SuperMem differs from previous propals in three aspects. First, SuperMem does not assume any extra state backed by battery (ADR) on the memory controller, and only adds one extra register for stashing counter values when the cache line is not yet available. Second, SuperMem expolits spacial locality of access by encoding counters for cache lines within a page in a way such that they can be stored in a 64 byte cache line. In addition, SuperMem also leverages the chance for coalescing writes on the counter, which reduces the number of NVM writes. Lastly, SuperMem arranges data write and counter write in such a way that the internal parallelism of the NVM device is considered. Data and counters can be written in parallel for the majority of cases.

We first describe the mechanism for avoiding using ADR to flush extra states on power failure. SuperMem adds a special stashing register on the memory controller for storing the cache line and the counter. When a cache line is evicted out of the LLC, the counter of the line is read from the counter cache (or NVM if cache misses), incremented by one, and then used to encrypt the line. After this is done, we update both the counter and the line in the following update sequence. First, after incrementing the counter, we write is back to the counter cache (evict one entry if necessary), and also add the new value of the counter to the stashing register. Then, after the data has been encoded, we send the cache line to the memory controller, which will then be added to the stashing register as well. In the last step, the memory controller reserves two entries in its internal WPQ (wait for existing requests to drain if necessary), and atomically transfers the two cache lines into its ADR-backed WPQ. The datapath and logic are extended to support atomic transfer of two cache line sized requests. Once the atomic transfer completes, both the counter and the cache line data are guaranteed to persist, since the WPQ is backed by on-chip ADR. The paper noted that by writing back the counter every time we update the NVM image, essentially the counter cache becomes write-through, and no dirty state is maintained. Eviciting an entry from the counter cache no longer needs writing back the counter value. Instead, a simple invalidation of the entry suffices.

We next describe how locality of updates can be leveraged to reduce NVM writes. The observation is that for NVM based workloads, the updates seen by the LLC and the NVM have higher than usual locality, due to the fact that updates need to be frequently flushed back to the NVM for persistence. For example, in logging based schemes, both the log entry and the in-place data should be flushed back to the NVM before the transaction commit. The high degree of locality in updates can be leveraged as shown below. First, we encode all counters within a page in a 64 byte cache line, such that the counters can be stored in a seperate cache line, and that any update operation on the page will incur an update of the same cache line. The cache line consists of one 64 bit major counter and 64 7-bit minor counters. The minor counter is incremented every time the corresponding cache line is updated, and when the minor counter overflows, all minor counters are cleared to zero, and the major counter is incremented by one, in which case we will re-encrypt all cache lines in the page. When a cache line is evicted or written back, we concatenate the major and the corresponding minor counter to generate the OTP. By co-locating all counters in a 64 byte block, when a counter value is updated, we send the updated counter cache line to the meory controller as described above. When the request for the updated counters arrive at the memory controller, the memory controller searches its WPQ for a cache line on the same address, and merges these two updates by applying the updated counter value to the existing request. The request of a counter write back is modified to indicate its type and the counters that are updated since last write back. The memory controller also marks such lines in the WPQ for efficient searching.

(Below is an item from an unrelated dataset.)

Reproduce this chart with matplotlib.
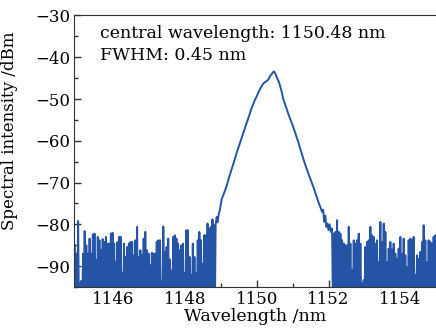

The third feature of SuperMem is to leverage the internal parallelism of the NVM device. The paper makes the observation that if the data update accessed back X, while the counter access also accesses back X, then these two accesses are actually serialized by the device, reducing write throughput. If, on the other hand, that the data and counter updates are mapped to different banks, then the NVM device could handle these two requests in parallel, which translates to increased bandwidth. To formalize this, the paper proposes that the storage allocated to the counter area should satisfy the requirement such that if data update is mapped to bank K, then the counter update should be mapped to (K + B / 2) % B, where B is the number of banks in the device. In other words, the counter update should always be half of the total number of banks away from the data update. The reasoning behind this is that in most address mapping schemes, adjacent cache lines are often mapped to different banks in a certain order to handle the common case of large sequential writes (e.g. logging). By always placing the bank of the counter update (B / 2) banks away from the data update, we try to minimize the chance that the current counter update will conflict with a future data update, taking advantage of the internal parallelism of the NVM device.

When a minor counter overflows within a page, all minor counters are cleared, and the major counter is incremented, as we have described in previous paragraphs. Logically speaking, this re-encrypting process must be atomic, while in reality the atomicity is not guaranteed. To fill the gap, we add another special purpose register called Re-encryption Status Register (RSR) to record the progress of page re-encoding. The RSR stores the old major counter, and a bit vector to indicate the progress of page update. If a bit is set, then the corresponding cache line has been encrypted using the new counter. The RSR register is assumed to be within the persistence domain, the value of which will be saved to the NVM device using ADR before a crash. The page re-encryption process is just like a cache line eviction, in which cache lines are re-encrypted using the new counter, and then sent to the memory controller with the updated counter. The only difference is that we also set the corresponding bit when the two requests are transferred atomically to the WPQ. Note that during a page re-encryption, the counter in the WPQ can be coalesced as we described above, which reduces the actual number of updates of the counter cache line. When the system crashes, the recovery process reads the value of the RSR to check whether there is any pending page re-encryption. If positive, the old major counter and the old minor counter is read from the RSR and NVM respectively to load cache lines that have not been re-encrypted (note that minor counters are still in their old value if the cache line has not been re-encrypted). The re-encryption process could resume after reading all lines from the NVM by completing this process for the remaining cache lines.